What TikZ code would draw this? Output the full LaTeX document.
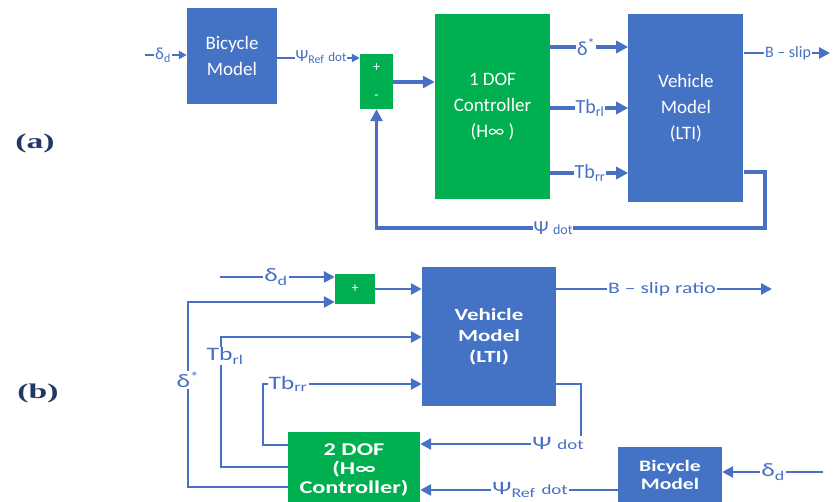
\documentclass[tikz,border=0pt]{standalone}
\usepackage{fontspec}
\setmainfont{Carlito}
\newfontfamily\widefont[FakeStretch=1.35]{Carlito}
\newfontfamily\tagfont[FakeStretch=1.6]{Liberation Serif}
\usepackage{xcolor}
\usepackage{tikz}
\usetikzlibrary{positioning,arrows.meta}

\definecolor{boxblue}{RGB}{68,114,196}
\definecolor{boxgreen}{RGB}{0,176,80}
\definecolor{wireblue}{RGB}{72,112,196}
\definecolor{tagnavy}{RGB}{31,56,100}

\begin{document}
\begin{tikzpicture}[
    x=1pt, y=-1pt,
    block/.style={
        rectangle,
        inner sep=0pt,
        align=center,
        text=white
    },
    bluebox/.style={block, fill=boxblue},
    greenbox/.style={block, fill=boxgreen},
    blocka/.style={font=\fontsize{19}{26}\selectfont},
    blockb/.style 2 args={font=\widefont\bfseries\fontsize{#1}{#2}\selectfont},
    arrow/.style={-{Triangle[length=11pt,width=11pt]}, draw=wireblue, line width=2.8pt},
    thickarrow/.style={arrow, line width=3.3pt, -{Triangle[length=12pt,width=12pt]}},
    thinarrow/.style={arrow, line width=2pt, -{Triangle[length=8pt,width=8pt]}},
    sig/.style={text=wireblue, fill=white, inner sep=1pt, font=\fontsize{20}{22}\selectfont},
    sigb/.style={sig, font=\widefont\fontsize{19}{21}\selectfont},
    tag/.style={text=tagnavy, font=\tagfont\bfseries\fontsize{21}{22}\selectfont}
]
\useasboundingbox (0,0) rectangle (833,502);

% (a) 1 DOF loop
\node[tag] (tagA) at (35,143) {(a)};

\node[bluebox, blocka, minimum width=90pt, minimum height=96pt] (bikeA) at (232,56) {Bicycle\\Model};

\node[greenbox, font=\fontsize{14}{28}\selectfont, minimum width=33pt, minimum height=55pt] (sumA) at (376.5,81.5) {+\\-};

\node[greenbox, blocka, minimum width=115pt, minimum height=185pt] (ctrlA) at (492.5,106.5) {1 DOF\\Controller\\(H∞ )};

\node[bluebox, blocka, minimum width=115pt, minimum height=188pt, right=78pt of ctrlA, yshift=-2pt] (vehA) {Vehicle\\Model\\(LTI)};

\coordinate (inA) at (145,55);
\coordinate (outA) at (830,53);
\coordinate (fbA) at (765,228);

\draw[thinarrow] (inA) -- (inA -| bikeA.west);
\draw[thinarrow] (bikeA.east |- 0,58) -- (sumA.west |- 0,58);
\draw[thickarrow] (sumA.east |- 0,82) -- (ctrlA.west |- 0,82);
\draw[thickarrow] (ctrlA.east |- 0,47) -- (vehA.west |- 0,47);
\draw[thickarrow] (ctrlA.east |- 0,108) -- (vehA.west |- 0,108);
\draw[thickarrow] (ctrlA.east |- 0,173) -- (vehA.west |- 0,173);
\draw[arrow] (vehA.east |- outA) -- (outA);
\draw[thickarrow] (vehA.east |- 0,172) -| (fbA) -| (sumA.south);

\node[sig, font=\fontsize{17}{18}\selectfont] (ddA) at (163,55) {δ\textsubscript{d}};
\node[sig, font=\fontsize{17}{18}\selectfont] (psiRefA) at (321,57) {Ψ\textsubscript{Ref} {\fontsize{13}{13}\selectfont dot}};
\node[sig] (deltaA) at (586,47) {δ\textsuperscript{*}};
\node[sig] (tbrlA) at (590,108) {Tb\textsubscript{rl}};
\node[sig] (tbrrA) at (590,173) {Tb\textsubscript{rr}};
\node[sig, font=\fontsize{16}{17}\selectfont] (slipA) at (788,53) {B – slip};
\node[sig] (psiA) at (553,228) {Ψ {\fontsize{14}{14}\selectfont dot}};

% (b) 2 DOF loop
\node[tag] (tagB) at (38,393) {(b)};

\node[greenbox, font=\fontsize{14}{14}\selectfont, minimum width=40pt, minimum height=30pt] (sumB) at (355,289) {+};

\node[bluebox, blockb={17}{21}, minimum width=134pt, minimum height=139pt] (vehB) at (489,336.5) {Vehicle\\Model\\(LTI)};

\node[greenbox, blockb={18}{19}, minimum width=132pt, minimum height=76pt] (ctrlB) at (354,470) {2 DOF\\(H∞\\Controller)};

\node[bluebox, blockb={16}{18}, minimum width=104pt, minimum height=56pt] (bikeB) at (670,475) {Bicycle\\Model};

\coordinate (inB) at (220,277);
\coordinate (deltaCorner) at (188,302);
\coordinate (tbrlCorner) at (221,337);
\coordinate (tbrrCorner) at (263,384);
\coordinate (fbB) at (581,444);
\coordinate (inBikeB) at (823,472);
\coordinate (outB) at (772,289);

\draw[arrow] (inB) -- (inB -| sumB.west);
\draw[arrow] (sumB.east) -- (sumB.east -| vehB.west);
\draw[arrow] (ctrlB.west |- 0,487) -| (deltaCorner) -- (deltaCorner -| sumB.west);
\draw[arrow] (ctrlB.west |- 0,467) -| (tbrlCorner) -- (tbrlCorner -| vehB.west);
\draw[arrow] (ctrlB.west |- 0,445) -| (tbrrCorner) -- (tbrrCorner -| vehB.west);
\draw[arrow] (vehB.east |- outB) -- (outB);
\draw[arrow] (vehB.east |- 0,384) -| (fbB) -- (fbB -| ctrlB.east);
\draw[arrow] (bikeB.west |- 0,490) -- (ctrlB.east |- 0,490);
\draw[arrow] (inBikeB) -- (inBikeB -| bikeB.east);

\node[sigb] (ddB) at (276,277) {δ\textsubscript{d}};
\node[sigb] (deltaB) at (188,380) {δ\textsuperscript{*}};
\node[sigb] (tbrlB) at (225,356) {Tb\textsubscript{rl}};
\node[sigb] (tbrrB) at (288,384) {Tb\textsubscript{rr}};
\node[sigb, font=\widefont\fontsize{16}{17}\selectfont] (slipB) at (662,289) {B – slip ratio};
\node[sigb] (psiB) at (558,443) {Ψ {\fontsize{14}{14}\selectfont dot}};
\node[sigb] (psiRefB) at (530,490) {Ψ\textsubscript{Ref} {\fontsize{14}{14}\selectfont dot}};
\node[sigb] (ddB2) at (773,472) {δ\textsubscript{d}};

\end{tikzpicture}
\end{document}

**Exercise task**
Copy out each line exactly, without the pictures.

**The answer**
What TikZ code would draw this? Output the full LaTeX document.
\documentclass[tikz,border=0pt]{standalone}
\usepackage{fontspec}
\setmainfont{Carlito}
\newfontfamily\widefont[FakeStretch=1.35]{Carlito}
\newfontfamily\tagfont[FakeStretch=1.6]{Liberation Serif}
\usepackage{xcolor}
\usepackage{tikz}
\usetikzlibrary{positioning,arrows.meta}

\definecolor{boxblue}{RGB}{68,114,196}
\definecolor{boxgreen}{RGB}{0,176,80}
\definecolor{wireblue}{RGB}{72,112,196}
\definecolor{tagnavy}{RGB}{31,56,100}

\begin{document}
\begin{tikzpicture}[
    x=1pt, y=-1pt,
    block/.style={
        rectangle,
        inner sep=0pt,
        align=center,
        text=white
    },
    bluebox/.style={block, fill=boxblue},
    greenbox/.style={block, fill=boxgreen},
    blocka/.style={font=\fontsize{19}{26}\selectfont},
    blockb/.style 2 args={font=\widefont\bfseries\fontsize{#1}{#2}\selectfont},
    arrow/.style={-{Triangle[length=11pt,width=11pt]}, draw=wireblue, line width=2.8pt},
    thickarrow/.style={arrow, line width=3.3pt, -{Triangle[length=12pt,width=12pt]}},
    thinarrow/.style={arrow, line width=2pt, -{Triangle[length=8pt,width=8pt]}},
    sig/.style={text=wireblue, fill=white, inner sep=1pt, font=\fontsize{20}{22}\selectfont},
    sigb/.style={sig, font=\widefont\fontsize{19}{21}\selectfont},
    tag/.style={text=tagnavy, font=\tagfont\bfseries\fontsize{21}{22}\selectfont}
]
\useasboundingbox (0,0) rectangle (833,502);

% (a) 1 DOF loop
\node[tag] (tagA) at (35,143) {(a)};

\node[bluebox, blocka, minimum width=90pt, minimum height=96pt] (bikeA) at (232,56) {Bicycle\\Model};

\node[greenbox, font=\fontsize{14}{28}\selectfont, minimum width=33pt, minimum height=55pt] (sumA) at (376.5,81.5) {+\\-};

\node[greenbox, blocka, minimum width=115pt, minimum height=185pt] (ctrlA) at (492.5,106.5) {1 DOF\\Controller\\(H∞ )};

\node[bluebox, blocka, minimum width=115pt, minimum height=188pt, right=78pt of ctrlA, yshift=-2pt] (vehA) {Vehicle\\Model\\(LTI)};

\coordinate (inA) at (145,55);
\coordinate (outA) at (830,53);
\coordinate (fbA) at (765,228);

\draw[thinarrow] (inA) -- (inA -| bikeA.west);
\draw[thinarrow] (bikeA.east |- 0,58) -- (sumA.west |- 0,58);
\draw[thickarrow] (sumA.east |- 0,82) -- (ctrlA.west |- 0,82);
\draw[thickarrow] (ctrlA.east |- 0,47) -- (vehA.west |- 0,47);
\draw[thickarrow] (ctrlA.east |- 0,108) -- (vehA.west |- 0,108);
\draw[thickarrow] (ctrlA.east |- 0,173) -- (vehA.west |- 0,173);
\draw[arrow] (vehA.east |- outA) -- (outA);
\draw[thickarrow] (vehA.east |- 0,172) -| (fbA) -| (sumA.south);

\node[sig, font=\fontsize{17}{18}\selectfont] (ddA) at (163,55) {δ\textsubscript{d}};
\node[sig, font=\fontsize{17}{18}\selectfont] (psiRefA) at (321,57) {Ψ\textsubscript{Ref} {\fontsize{13}{13}\selectfont dot}};
\node[sig] (deltaA) at (586,47) {δ\textsuperscript{*}};
\node[sig] (tbrlA) at (590,108) {Tb\textsubscript{rl}};
\node[sig] (tbrrA) at (590,173) {Tb\textsubscript{rr}};
\node[sig, font=\fontsize{16}{17}\selectfont] (slipA) at (788,53) {B – slip};
\node[sig] (psiA) at (553,228) {Ψ {\fontsize{14}{14}\selectfont dot}};

% (b) 2 DOF loop
\node[tag] (tagB) at (38,393) {(b)};

\node[greenbox, font=\fontsize{14}{14}\selectfont, minimum width=40pt, minimum height=30pt] (sumB) at (355,289) {+};

\node[bluebox, blockb={17}{21}, minimum width=134pt, minimum height=139pt] (vehB) at (489,336.5) {Vehicle\\Model\\(LTI)};

\node[greenbox, blockb={18}{19}, minimum width=132pt, minimum height=76pt] (ctrlB) at (354,470) {2 DOF\\(H∞\\Controller)};

\node[bluebox, blockb={16}{18}, minimum width=104pt, minimum height=56pt] (bikeB) at (670,475) {Bicycle\\Model};

\coordinate (inB) at (220,277);
\coordinate (deltaCorner) at (188,302);
\coordinate (tbrlCorner) at (221,337);
\coordinate (tbrrCorner) at (263,384);
\coordinate (fbB) at (581,444);
\coordinate (inBikeB) at (823,472);
\coordinate (outB) at (772,289);

\draw[arrow] (inB) -- (inB -| sumB.west);
\draw[arrow] (sumB.east) -- (sumB.east -| vehB.west);
\draw[arrow] (ctrlB.west |- 0,487) -| (deltaCorner) -- (deltaCorner -| sumB.west);
\draw[arrow] (ctrlB.west |- 0,467) -| (tbrlCorner) -- (tbrlCorner -| vehB.west);
\draw[arrow] (ctrlB.west |- 0,445) -| (tbrrCorner) -- (tbrrCorner -| vehB.west);
\draw[arrow] (vehB.east |- outB) -- (outB);
\draw[arrow] (vehB.east |- 0,384) -| (fbB) -- (fbB -| ctrlB.east);
\draw[arrow] (bikeB.west |- 0,490) -- (ctrlB.east |- 0,490);
\draw[arrow] (inBikeB) -- (inBikeB -| bikeB.east);

\node[sigb] (ddB) at (276,277) {δ\textsubscript{d}};
\node[sigb] (deltaB) at (188,380) {δ\textsuperscript{*}};
\node[sigb] (tbrlB) at (225,356) {Tb\textsubscript{rl}};
\node[sigb] (tbrrB) at (288,384) {Tb\textsubscript{rr}};
\node[sigb, font=\widefont\fontsize{16}{17}\selectfont] (slipB) at (662,289) {B – slip ratio};
\node[sigb] (psiB) at (558,443) {Ψ {\fontsize{14}{14}\selectfont dot}};
\node[sigb] (psiRefB) at (530,490) {Ψ\textsubscript{Ref} {\fontsize{14}{14}\selectfont dot}};
\node[sigb] (ddB2) at (773,472) {δ\textsubscript{d}};

\end{tikzpicture}
\end{document}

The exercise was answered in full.